KINGMAN - Joseph Powell strongly identified with the message about domestic violence and sexual harassment during a presentation Monday to about 250 freshmen at Kingman High School.
The 15-year-old freshman didn't find it unusual that he understood the topics and the blunt advice given by the speakers. Although presenters generally target females more on both subjects because they are frequently the victims, the KHS speakers included an admonition to the male students in attendance.
"We want to encourage the guys in the audience to get help if they have a problem with anger or control issues," said Carol Hurley, who spoke about her sister, Holly Mack. "It's important, because you never know when you'll snap and do something terrible. We hope our experience shows that domestic violence is real and can change your life forever."
Hurley and her sister, Kelly Bradley, told the students about Mack's death on Aug. 2, 2009. Four months after she filed for divorce, the 26-year-old Mohave County Probation officer was fatally shot by her husband at a friend's house as she handed their 17-month-old daughter, Bailey, to police officers on the porch who responded to the scene. The husband then shot and killed himself.
The uninjured toddler was adopted by Hurley and is now 6 years old.
Powell, who learned about sexual harassment and domestic violence during a weeklong class as part of the Kingman Police Department's junior police academy, said the sister's advice hit home. Powell said he had anger and control issues after his best friend died in May 2012 in a dirt bike accident and it led to problems with his girlfriend.
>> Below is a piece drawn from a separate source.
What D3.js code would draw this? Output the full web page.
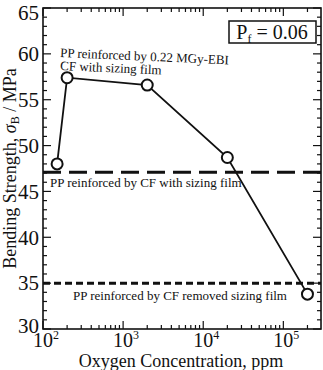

"I got controlling with her and she didn't like that," said Powell. "When we broke up, it made me start looking into the problem and I got some assistance from a good friend, who talked me through it. I do think men should get help with anger and control issues, and I hope the other guys who were here today will get help if they need it."
October is domestic violence awareness month, and the event, now in its fourth year and sponsored by the KHS guidance office, was scheduled to increase students' knowledge and offer tips for avoiding it.
They were encouraged to wear purple for the day, and will hear statistics with their announcements each day this week.
During the event, students also learned about the state's domestic violence statistics. According to the Arizona Coalition to End Sexual and Domestic Violence, one in four women and one in seven men have been victims.
In Arizona, one or more children witness domestic violence every 44 seconds, and every third house has experienced it.
"We know that many of you kids go home and witness this on a regular basis," said Suzanne Clarke, executive director of Kingman Aid to Abused People. "I'm a survivor, too, and I know what it is to hide in a closet or behind the couch while it's going on. Domestic violence touches everyone and is preventable, and we all need to stand together and say 'no more' to it."
KHS resource officer Kerry Schanaman, who has been a Mohave County Sheriff's Office deputy and K-9 officer for 17 years, said a domestic violence conviction has serious repercussions. Perpetrators have a record for life, and are not allowed to serve in the military or work as police officers, nor can they use or own firearms.
"A domestic violence call is one of the worst calls to go on," said Schanaman. "And yet there are so many of them in Mohave County. It's a serious charge and it's a big problem in our community today. It affects a lot of people and costs a lot of money."
The audience also learned about the effects of sexual harassment at school, both from other students and from teachers. Tim Wernette, instruction specialist from the Southwest Institute for Research on Women at the University of Arizona in Tucson, said a hostile school environment is uncomfortable and even scary.
"The Kingman Unified School District has made a promise to you and your parents that its schools will have safe environments," said Wernette. "Sexual harassment is illegal, and if you report it to someone at school and it keeps going on, your parents can sue the school district. That's how important this issue is to everyone."